Apesar de tudo, segundo Jean Paul, o treinador confiava suficientemente nas capacidades do júnior para o chamar a reforçar a equipa principal, acabando por ter um papel importante na sua formação inicial. A 14 de Agosto de 2002, estreou-se oficialmente, frente ao Inter de Milão, na terceira pré-eliminatória da Liga dos Campeões. Entrou aos 68" para substituir Toñito.

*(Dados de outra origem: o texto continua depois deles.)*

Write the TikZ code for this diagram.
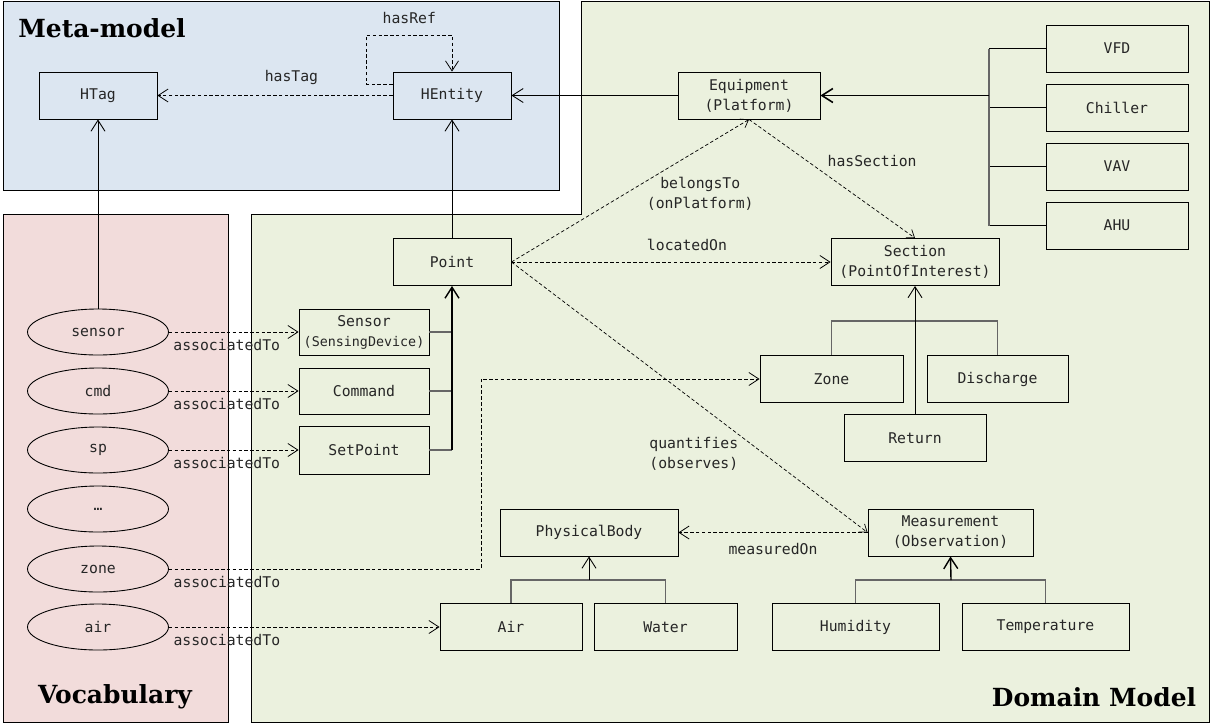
\documentclass[tikz,border=0pt]{standalone}
\usepackage{fontspec}
\newfontfamily\monofont{DejaVu Sans Mono}
\newfontfamily\titlefont{DejaVu Serif}
\usetikzlibrary{arrows.meta,shapes.geometric}

\definecolor{metabg}{HTML}{DCE6F1}
\definecolor{vocabbg}{HTML}{F2DCDB}
\definecolor{domainbg}{HTML}{EBF1DE}

\tikzset{
  cls/.style={draw, line width=0.5pt, minimum width=2.84cm, minimum height=0.94cm, inner sep=1pt, align=center,
    font=\monofont\fontsize{8.4}{11.4}\selectfont, text=black!85},
  tagnode/.style={ellipse, draw, line width=0.5pt, minimum width=2.82cm, minimum height=0.92cm, inner sep=1pt,
    font=\monofont\fontsize{8.4}{11.4}\selectfont, text=black!85},
  gen/.style={line width=0.5pt, -{Straight Barb[length=2.2mm,width=2.8mm]}},
  bus/.style={line width=0.9pt, draw=black!60},
  dep/.style={line width=0.45pt, dash pattern=on 2pt off 1.3pt, -{Straight Barb[length=2mm,width=2.6mm]}},
  deps/.style={line width=0.4pt, dash pattern=on 2pt off 1.3pt, -{Straight Barb[length=1.4mm,width=2mm]}},
  lbl/.style={font=\monofont\fontsize{8.4}{11.4}\selectfont, text=black!85, align=center, inner sep=1pt},
  title/.style={font=\titlefont\bfseries\fontsize{14.2}{17}\selectfont, inner sep=0pt}
}

\begin{document}
\begin{tikzpicture}[x=0.02cm, y=-0.02cm]
  \useasboundingbox (0,0) rectangle (1212,724);

  % backgrounds
  \draw[fill=metabg, line width=0.5pt] (3,1) rectangle (559,190);
  \draw[fill=vocabbg, line width=0.5pt] (3,214) rectangle (228,722);
  \draw[fill=domainbg, line width=0.5pt] (581,1) -- (1209,1) -- (1209,722) -- (251,722) -- (251,214) -- (581,214) -- cycle;

  \node[title] at (102,28) {Meta-model};
  \node[title] at (115,697) {Vocabulary};
  \node[title] at (1094,697) {Domain Model};

  % meta-model
  \node[cls, minimum width=2.36cm] (HTag) at (98,95.5) {HTag};
  \node[cls, minimum width=2.36cm] (HEntity) at (452,95.5) {HEntity};

  % vocabulary
  \node[tagnode] (tsensor) at (98,332) {sensor};
  \node[tagnode] (tcmd) at (98,391) {cmd};
  \node[tagnode] (tsp) at (98,450) {sp};
  \node[tagnode] (tmore) at (98,509) {…};
  \node[tagnode] (tzone) at (98,569) {zone};
  \node[tagnode] (tair) at (98,627) {air};

  % domain model
  \node[cls, minimum width=2.36cm] (Point) at (452,262) {Point};
  \node[cls, minimum width=2.6cm, minimum height=0.92cm] (Sensor) at (364,332) {Sensor\\{\fontsize{7.6}{9}\selectfont(SensingDevice)}};
  \node[cls, minimum width=2.6cm, minimum height=0.92cm] (Command) at (364,391) {Command};
  \node[cls, minimum width=2.6cm, minimum height=0.96cm] (SetPoint) at (364,450) {SetPoint};

  \node[cls] (Equipment) at (749,95.5) {Equipment\\(Platform)};
  \foreach \eq/\y in {VFD/48.5, Chiller/107.5, VAV/166.5, AHU/225.5}
    \node[cls] (\eq) at (1117,\y) {\eq};

  \node[cls, minimum width=3.36cm] (Section) at (915,262) {Section\\(PointOfInterest)};
  \node[cls, minimum width=2.86cm] (Zone) at (831.5,379) {Zone};
  \node[cls, minimum width=2.82cm] (Discharge) at (997.5,379) {Discharge};
  \node[cls] (Return) at (915,438) {Return};

  \node[cls, minimum width=3.3cm] (Measurement) at (950.5,532.5) {Measurement\\(Observation)};
  \node[cls, minimum width=3.34cm] (Humidity) at (855.5,627) {Humidity};
  \node[cls, minimum width=3.34cm] (Temperature) at (1045.5,627) {Temperature};

  \node[cls, minimum width=3.56cm] (PhysicalBody) at (589,532.5) {PhysicalBody};
  \node[cls] (Air) at (511,627) {Air};
  \node[cls, minimum width=2.86cm] (Water) at (665.5,627) {Water};

  % meta-model relations
  \draw[dep] (HEntity.west) -- (HTag.east) node[lbl, pos=0.43, above=5pt] {hasTag};
  \draw[dep] ([yshift=2.3mm]HEntity.west) -- ++(-26,0) -- ++(0,-49) -| (HEntity.north)
    node[lbl, pos=0.25, above=5pt] {hasRef};
  \draw[gen] (tsensor.north) -- (HTag.south);
  \draw[gen] (Point.north) -- (HEntity.south);
  \draw[gen] (Equipment.west) -- (HEntity.east);

  % tags to classes
  \draw[dep] (tsensor.east) -- (Sensor.west) node[lbl, midway, below=3pt, xshift=-0.14cm] {associatedTo};
  \draw[dep] (tcmd.east) -- (Command.west) node[lbl, midway, below=3pt, xshift=-0.14cm] {associatedTo};
  \draw[dep] (tsp.east) -- (SetPoint.west) node[lbl, midway, below=3pt, xshift=-0.14cm] {associatedTo};
  \draw[dep] (tzone.east) -- ++(312,0) node[lbl, pos=0.186, below=3pt] {associatedTo} |- (Zone.west);
  \draw[dep] (tair.east) -- (Air.west) node[lbl, pos=0.214, below=3pt] {associatedTo};

  % point hierarchy
  \coordinate (ptbus) at (452,450);
  \draw[bus] (Sensor.east) -- (Sensor.east -| ptbus);
  \draw[bus] (Command.east) -- (Command.east -| ptbus);
  \draw[bus] (SetPoint.east) -- (SetPoint.east -| ptbus);
  \draw[gen, line width=0.8pt] (SetPoint.east -| ptbus) -- (Point.south);

  % equipment hierarchy
  \coordinate (eqbus) at (989,95.5);
  \foreach \eq in {VFD, Chiller, VAV, AHU}
    \draw[line width=0.5pt] (\eq.west) -- (\eq.west -| eqbus);
  \draw[bus] (VFD.west -| eqbus) -- (AHU.west -| eqbus);
  \draw[gen, line width=0.9pt] (eqbus) -- (Equipment.east);

  % section hierarchy
  \coordinate (secbus) at (915,321);
  \draw[bus] (Zone.north) |- (secbus) -| (Discharge.north);
  \draw[gen] (Return.north) -- (Section.south);

  % measurement hierarchy
  \coordinate (measbus) at (951,580);
  \draw[bus] (Humidity.north) |- (measbus) -| (Temperature.north);
  \draw[gen, line width=0.8pt] (measbus) -- (Measurement.south);

  % physical body hierarchy
  \coordinate (bodybus) at (589,580);
  \draw[bus] (Air.north) |- (bodybus) -| (Water.north);
  \draw[gen] (bodybus) -- (PhysicalBody.south);

  % point relations
  \draw[deps] (Point.east) -- (Equipment.south)
    node[lbl, pos=0.7, xshift=0.45cm, yshift=-0.64cm] {belongsTo\\(onPlatform)};
  \draw[dep] (Point.east) -- (Section.west) node[lbl, pos=0.55, above=5pt] {locatedOn};
  \draw[deps] (Point.east) -- (Measurement.west)
    node[lbl, pos=0.55, xshift=-0.27cm, yshift=-0.86cm] {quantifies\\(observes)};
  \draw[deps] (Equipment.south) -- (Section.north) node[lbl, pos=0.35, xshift=1.3cm] {hasSection};
  \draw[dep] (Measurement.west) -- (PhysicalBody.east) node[lbl, midway, below=5pt] {measuredOn};
\end{tikzpicture}
\end{document}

"Agora é fácil dizer que sim, que se esperava que Ronaldo tivesse este sucesso, mas eu sempre disse isso desde que o conheci. Não sabia que ia chegar tão alto, mas sabia que podia ser um jogador da I Divisão portuguesa, na qual jogávamos nesse momento", referiu o espanhol à Lusa, em Abril deste ano, assinalando o 300.º golo oficial da vedeta dos "galácticos" do Real Madrid. Aos 35 anos, Toñito frequenta um curso de treinador e nunca é esquecido quando Ronaldo bate algum recorde estatístico. É que tudo começou no seu calcanhar.